“Dobbiamo pensare prima ai nostri interessi nazionali, non è una questione di avversità nei confronti dei cinesi. Il nostro governo avrebbe tutti gli elementi utili per essere più attento, al Copasir abbiamo già avviato un’indagine conoscitiva”. Adolfo Urso, vicepresidente del Comitato Parlamentare per la Sicurezza della Repubblica e senatore di Fratelli d’Italia, è preoccupato per l’eccessiva apertura data dall’esecutivo alle imprese cinesi sia in tema di cybersecurity che per le infrastrutture.
Gli americani sono preoccupati dalla crescente influenza cinese nel nostro Paese.
Non abbiamo bisogno di allarmi provenienti dall’estero, che vengano dagli Usa o dall’Ue, bastano quelli degli esperti delle nostre istituzioni. Anche la relazione presentata al Parlamento dal nostro comparto intelligence parla chiaro. Sembra però che il governo non ne voglia tenere conto.
Si tratta comunque di investimenti che possono favorire l’Italia. Non trova?
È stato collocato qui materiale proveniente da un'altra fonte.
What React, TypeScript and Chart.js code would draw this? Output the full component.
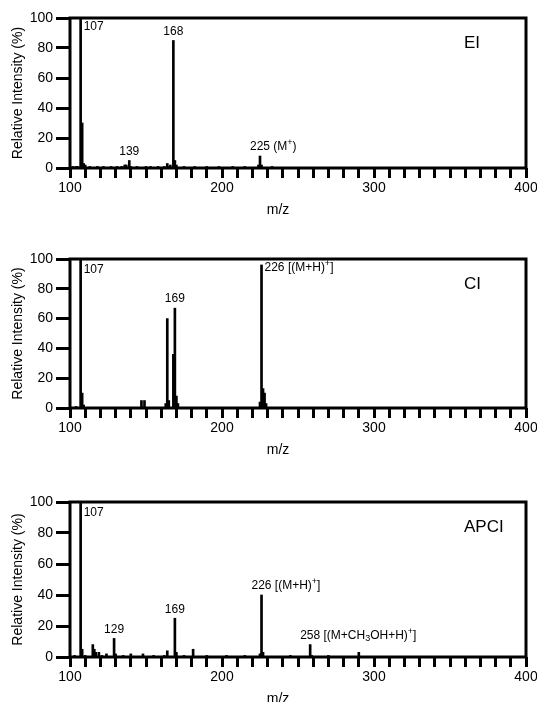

Se fosse solo un’apertura di carattere commerciale non ne sarei preoccupato, invece la svolta impressa da questo governo sembra piuttosto una politica di sudditanza a Pechino. Ormai su troppe questioni siamo allineati alle posizioni cinesi: il caso Maduro è eloquente, mentre tutti gli altri Paesi europei hanno votato per una risoluzione per riconoscere Guaidò, noi ci siamo isolati mettendoci sul versante opposto.
Anche la Grecia ha votato come l’Italia…
Le sembra un caso? Guarda caso la Grecia ha ceduto il porto del Pireo ai cinesi, in alcuni casi il governo ellenico ha chiuso gli occhi persino su episodi riguardanti i diritti umani arroccandosi in difesa della Cina. Ecco perché parlo di sudditanza.
Intanto tra due settimane arriverà a Roma il presidente cinese Xi Jinping, fa bene il governo a stringere relazioni con il colosso asiatico?
Prima del suo arrivo, con il nostro partito, faremo un meeting sui rapporti tra Italia e Cina e su come tutelare i nostri interessi nazionali. Abbiamo tre importanti dossier in campo. Il primo riguarda il confronto globale per la supremazia mondiale sul controllo delle reti della conoscenza e, anche al Copasir, abbiamo aperto un’indagine conoscitiva sulle fibre ottiche e la gara per il 5G. Il secondo dossier riguarda la cosiddetta via della Seta di cui l’Italia è il terminale. Naturalmente noi siamo uno snodo geografico, culturale, marittimo e ferroviario di un lungo tragitto che termina proprio verso il nel Paese e verso il Mediterraneo. Il terzo dossier riguarda la vendita online, fino ad oggi noi europei abbiamo utilizzato il loro portale Ali Baba per vendere i nostri prodotti, ora invece sono loro che stanno costruendo un’importante piattaforma europea per vendere le loro merci in Europa. E su questo bisognerà essere molto attenti sulle politiche della fiscalità.
Sono investimenti ostili secondo lei?
Questo lo appureremo anche al Copasir, nei prossimi giorni sentiremo i principali membri del governo. Di certo gli allarmi dell’intelligence sono stati messi nero su bianco anche nell’ultima relazione consegnata alle Camere. Nel breve periodo certi investimenti possono portare dei vantaggi, ma nel lungo periodo corriamo fortissimi rischi per la nostra sicurezza nazionale. All’ultimo G20 a Buenos Aires, Trump ha voluto siglare un documento parlando di ‘commercio equo e libero’, prima equo e poi libero. L’Ue dovrebbe prendere esempio perché senza equità non ci può essere una vera competizione. Penso proprio alle imprese cinesi che sfruttando aiuti di Stato competono slealmente.
Qualche tempo fa lei aveva annunciato l’avvio di una commissione straordinaria per indagare sulle acquisizioni sospette di aziende italiane da parte di società estere. A che punto è?
È sul tavolo, ma non è stata ancora esaminata dal Parlamento. Credo sia uno strumento indispensabile perché le nostre imprese che cadono una dopo l’altra in mani straniere mettendo in pericolo il nostro sistema produttivo. Serve approfondire questo tema per fare chiarezza e per consentire agli organi decisionali di individuare una politica economica ed industriale per restare in campo come uno dei grandi attori economici del mondo.